━━━ Data listing
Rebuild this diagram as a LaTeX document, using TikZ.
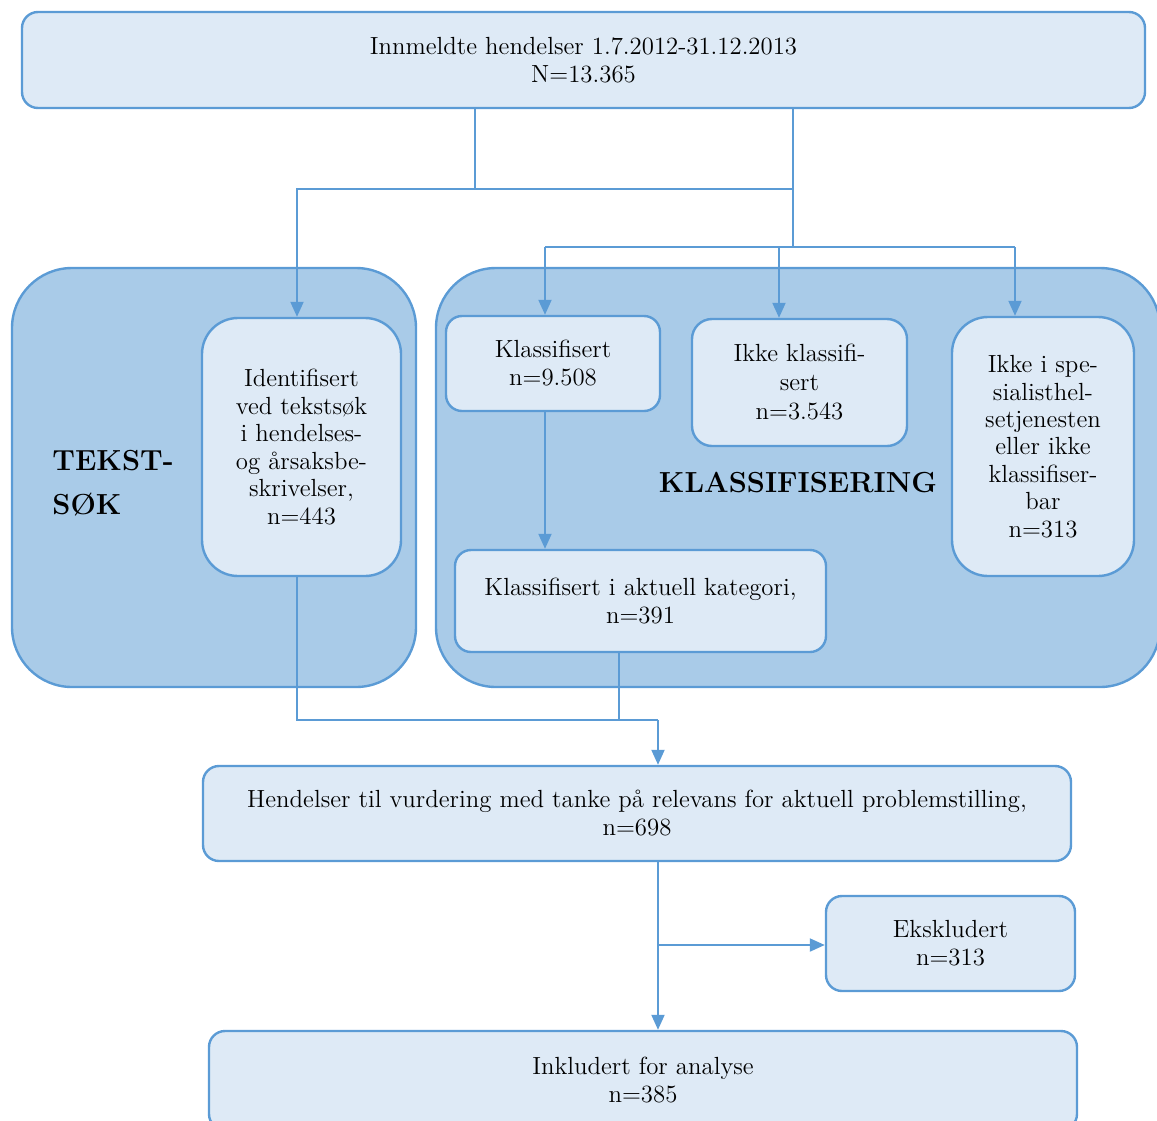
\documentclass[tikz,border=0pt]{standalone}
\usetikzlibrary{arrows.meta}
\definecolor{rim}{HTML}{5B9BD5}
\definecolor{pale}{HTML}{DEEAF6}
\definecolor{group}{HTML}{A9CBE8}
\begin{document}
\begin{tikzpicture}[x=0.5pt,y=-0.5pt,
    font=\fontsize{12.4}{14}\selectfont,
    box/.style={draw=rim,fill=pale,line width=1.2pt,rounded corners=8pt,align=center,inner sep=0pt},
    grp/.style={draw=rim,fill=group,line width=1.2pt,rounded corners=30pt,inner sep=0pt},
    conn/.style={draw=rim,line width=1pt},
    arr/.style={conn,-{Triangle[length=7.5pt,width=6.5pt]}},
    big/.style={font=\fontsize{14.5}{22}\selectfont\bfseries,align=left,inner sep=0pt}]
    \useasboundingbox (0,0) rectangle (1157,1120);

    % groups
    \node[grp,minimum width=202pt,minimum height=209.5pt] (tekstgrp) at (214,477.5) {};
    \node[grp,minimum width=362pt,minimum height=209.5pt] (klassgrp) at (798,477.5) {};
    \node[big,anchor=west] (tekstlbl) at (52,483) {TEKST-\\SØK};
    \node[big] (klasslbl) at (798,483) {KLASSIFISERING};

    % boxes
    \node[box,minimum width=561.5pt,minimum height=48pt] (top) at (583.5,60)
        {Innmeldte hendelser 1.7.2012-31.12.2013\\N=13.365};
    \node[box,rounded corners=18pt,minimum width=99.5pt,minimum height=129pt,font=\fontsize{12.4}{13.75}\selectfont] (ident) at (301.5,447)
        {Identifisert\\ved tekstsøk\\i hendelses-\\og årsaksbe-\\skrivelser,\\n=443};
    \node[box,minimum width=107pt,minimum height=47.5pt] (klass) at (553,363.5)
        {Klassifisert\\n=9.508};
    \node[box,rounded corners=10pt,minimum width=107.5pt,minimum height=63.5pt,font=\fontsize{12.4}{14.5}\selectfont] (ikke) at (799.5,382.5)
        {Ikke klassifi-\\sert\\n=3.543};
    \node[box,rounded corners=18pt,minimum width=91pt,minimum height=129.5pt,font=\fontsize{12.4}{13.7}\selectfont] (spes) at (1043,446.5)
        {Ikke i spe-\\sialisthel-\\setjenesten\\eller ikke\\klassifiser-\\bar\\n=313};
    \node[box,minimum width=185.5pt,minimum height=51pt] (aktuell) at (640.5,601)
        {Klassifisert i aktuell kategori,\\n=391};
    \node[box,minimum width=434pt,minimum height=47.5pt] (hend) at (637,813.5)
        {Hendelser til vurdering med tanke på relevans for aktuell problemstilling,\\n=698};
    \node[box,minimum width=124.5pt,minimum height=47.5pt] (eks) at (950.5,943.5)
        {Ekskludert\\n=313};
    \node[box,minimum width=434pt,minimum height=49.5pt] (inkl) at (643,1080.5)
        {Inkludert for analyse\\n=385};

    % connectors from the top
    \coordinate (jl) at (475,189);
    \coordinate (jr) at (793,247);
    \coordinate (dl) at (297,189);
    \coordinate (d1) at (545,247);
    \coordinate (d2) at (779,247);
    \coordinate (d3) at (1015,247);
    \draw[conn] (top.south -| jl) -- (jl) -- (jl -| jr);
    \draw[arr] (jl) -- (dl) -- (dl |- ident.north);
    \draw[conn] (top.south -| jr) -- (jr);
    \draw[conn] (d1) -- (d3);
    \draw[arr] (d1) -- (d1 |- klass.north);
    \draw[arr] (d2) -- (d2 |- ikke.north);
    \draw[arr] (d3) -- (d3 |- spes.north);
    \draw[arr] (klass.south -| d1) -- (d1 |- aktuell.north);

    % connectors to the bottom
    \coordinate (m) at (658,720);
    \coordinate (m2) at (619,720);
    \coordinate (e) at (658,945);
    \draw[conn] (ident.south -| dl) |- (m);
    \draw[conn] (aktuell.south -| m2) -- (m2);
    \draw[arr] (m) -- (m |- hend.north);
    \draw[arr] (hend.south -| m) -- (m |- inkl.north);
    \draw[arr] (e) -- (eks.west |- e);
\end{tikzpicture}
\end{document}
━━━━━━
━━━ Data listing
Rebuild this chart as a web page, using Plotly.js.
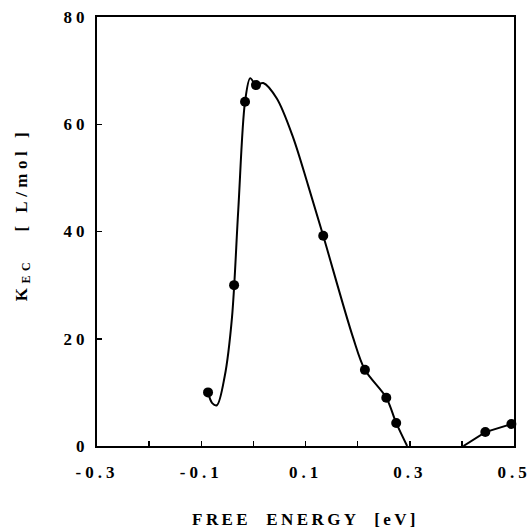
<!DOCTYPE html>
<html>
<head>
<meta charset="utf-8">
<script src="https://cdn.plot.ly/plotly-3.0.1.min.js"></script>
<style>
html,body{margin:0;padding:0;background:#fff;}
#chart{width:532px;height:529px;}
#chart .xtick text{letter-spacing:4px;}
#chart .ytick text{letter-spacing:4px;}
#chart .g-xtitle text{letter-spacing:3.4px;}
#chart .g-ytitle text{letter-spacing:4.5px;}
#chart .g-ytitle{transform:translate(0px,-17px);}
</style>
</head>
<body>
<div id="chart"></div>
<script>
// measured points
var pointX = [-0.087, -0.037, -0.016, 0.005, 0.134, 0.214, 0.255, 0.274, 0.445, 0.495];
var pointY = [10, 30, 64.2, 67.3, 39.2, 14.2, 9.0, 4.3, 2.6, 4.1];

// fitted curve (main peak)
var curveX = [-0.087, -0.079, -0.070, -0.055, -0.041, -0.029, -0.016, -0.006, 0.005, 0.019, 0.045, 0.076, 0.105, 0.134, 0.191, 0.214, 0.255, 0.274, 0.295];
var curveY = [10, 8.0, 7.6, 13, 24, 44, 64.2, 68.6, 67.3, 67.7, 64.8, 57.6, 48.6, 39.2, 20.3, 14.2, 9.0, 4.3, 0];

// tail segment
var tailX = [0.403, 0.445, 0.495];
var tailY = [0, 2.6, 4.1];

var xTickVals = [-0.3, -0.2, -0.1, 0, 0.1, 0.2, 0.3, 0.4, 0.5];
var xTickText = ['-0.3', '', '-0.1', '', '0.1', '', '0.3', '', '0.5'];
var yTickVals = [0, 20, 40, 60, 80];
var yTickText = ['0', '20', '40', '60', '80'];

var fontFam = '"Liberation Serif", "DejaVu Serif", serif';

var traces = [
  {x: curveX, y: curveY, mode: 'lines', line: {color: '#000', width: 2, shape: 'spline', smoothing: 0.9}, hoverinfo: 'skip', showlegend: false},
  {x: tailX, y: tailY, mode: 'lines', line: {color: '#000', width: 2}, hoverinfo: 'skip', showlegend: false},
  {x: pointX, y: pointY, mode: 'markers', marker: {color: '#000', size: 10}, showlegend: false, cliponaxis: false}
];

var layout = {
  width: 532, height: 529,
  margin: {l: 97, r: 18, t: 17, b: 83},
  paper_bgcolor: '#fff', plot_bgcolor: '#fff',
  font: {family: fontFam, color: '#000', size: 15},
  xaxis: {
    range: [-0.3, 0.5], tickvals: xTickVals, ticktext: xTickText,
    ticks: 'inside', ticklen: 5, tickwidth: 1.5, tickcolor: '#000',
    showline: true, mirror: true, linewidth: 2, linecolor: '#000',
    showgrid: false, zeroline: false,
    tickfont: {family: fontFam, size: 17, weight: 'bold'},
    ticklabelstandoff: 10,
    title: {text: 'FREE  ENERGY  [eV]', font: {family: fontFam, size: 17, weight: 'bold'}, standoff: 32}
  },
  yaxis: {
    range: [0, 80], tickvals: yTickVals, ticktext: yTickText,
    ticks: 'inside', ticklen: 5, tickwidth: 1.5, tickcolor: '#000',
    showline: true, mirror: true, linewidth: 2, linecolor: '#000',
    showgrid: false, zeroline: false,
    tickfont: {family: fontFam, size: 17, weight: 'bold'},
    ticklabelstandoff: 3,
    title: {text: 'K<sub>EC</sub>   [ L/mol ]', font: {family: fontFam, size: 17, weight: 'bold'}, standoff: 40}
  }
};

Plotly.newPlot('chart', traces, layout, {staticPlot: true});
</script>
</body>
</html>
━━━━━━
• [The task]:
Write out exactly the lines from the one that has "Rebuild this diagram" down to the one that has "(0,0) rectangle (1157,1120);", including both. Pictures stay out of the copy.

• [Solution for this exercise]:
Rebuild this diagram as a LaTeX document, using TikZ.
\documentclass[tikz,border=0pt]{standalone}
\usetikzlibrary{arrows.meta}
\definecolor{rim}{HTML}{5B9BD5}
\definecolor{pale}{HTML}{DEEAF6}
\definecolor{group}{HTML}{A9CBE8}
\begin{document}
\begin{tikzpicture}[x=0.5pt,y=-0.5pt,
    font=\fontsize{12.4}{14}\selectfont,
    box/.style={draw=rim,fill=pale,line width=1.2pt,rounded corners=8pt,align=center,inner sep=0pt},
    grp/.style={draw=rim,fill=group,line width=1.2pt,rounded corners=30pt,inner sep=0pt},
    conn/.style={draw=rim,line width=1pt},
    arr/.style={conn,-{Triangle[length=7.5pt,width=6.5pt]}},
    big/.style={font=\fontsize{14.5}{22}\selectfont\bfseries,align=left,inner sep=0pt}]
    \useasboundingbox (0,0) rectangle (1157,1120);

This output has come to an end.